KİMSE AYAR VEREMEYECEK
Cumhurbaşkanı Erdoğan’ın koalisyon tarafıymış gibi sürece müdahil olan konuşmalarını eleştiren Haluk Koç, “Kimse bu süreçte ayar vermeye kalkmayacak. Koalisyon görüşmelerini ayarlamak, yön vermek, koalisyon görüşmelerinde ‘şu olsun bu olmasın’ demek, 3. tarafın görev kapsamında değil. Tek bir görevi var görevlendirme yapmak. Ama baktığımızda mantık aynı. 7 Haziran öncesini 7 Haziran sonrasına ışınlayarak nakletmek istiyor” ifadelerini kullandı.
UZLAŞMA KÜLTÜRÜNE İHTİYAÇ VAR
Görüşmelerde bu krizin aşılıp aşılamayacağına ilişkin soruya Koç, “Eğer müzakere yapılacaksa o boyutta AKP yetkilileri tarafından getirilecek, değerlendirilecek. Siyaset bir uzlaşma kültürüne ihtiyaç gösteriyorsa o zaman her iki partide tek başına iktidara gelmiş gibi davranamaz” dedi.

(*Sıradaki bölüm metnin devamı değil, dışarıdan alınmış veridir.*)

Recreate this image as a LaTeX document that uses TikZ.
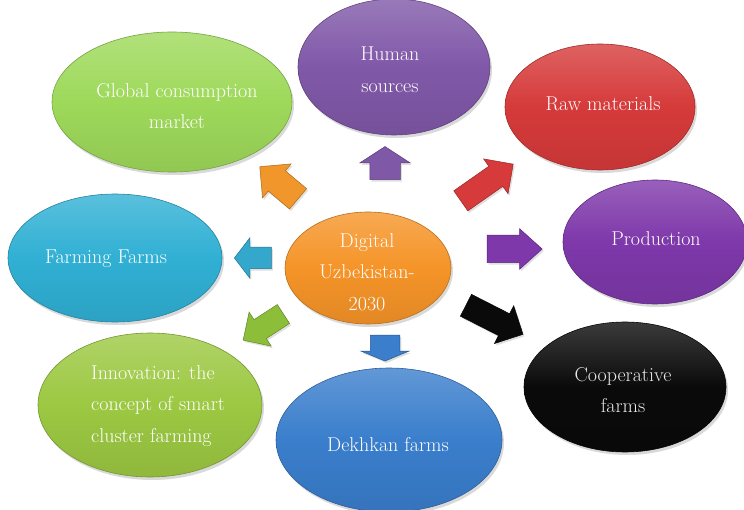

İRAN'DAKİ ŞEFFAFLAŞMA 17 ARALIK'I ÇÖZECEK
Haluk Koç, İran’ın nükleer programını dünyaya açma anlaşmasından sonra değişecek tüm dengelerde Türkiye’nin kendisine yeni bir yol haritası çizmesinin hükümet kurmaktan geçtiğini söyledi. Çözümsüzlüğü sahiplenerek yol alınamayacağını vurgulayan Koç şöyle konuştu:
“İran şimdi yepyeni bir güç olacak. Senin hareket alanın iyice daralıyor. İran’da şeffaflaşmayla beraber, ambargolu dönemde yaşanan para trafiğinin sorgulanmasının yargıya intikalinin Türkiye’ye yansımaları ne olaca? 17 Aralık hani hayald? Bunun bağlantıları çıkacak. Bütün bunları göğüsleyebilecek, hesap verebilen, hakim ve yargıç teminatı da dahil bir evrensel normlara göre hukuk sisteminin getirilmesi lazım.”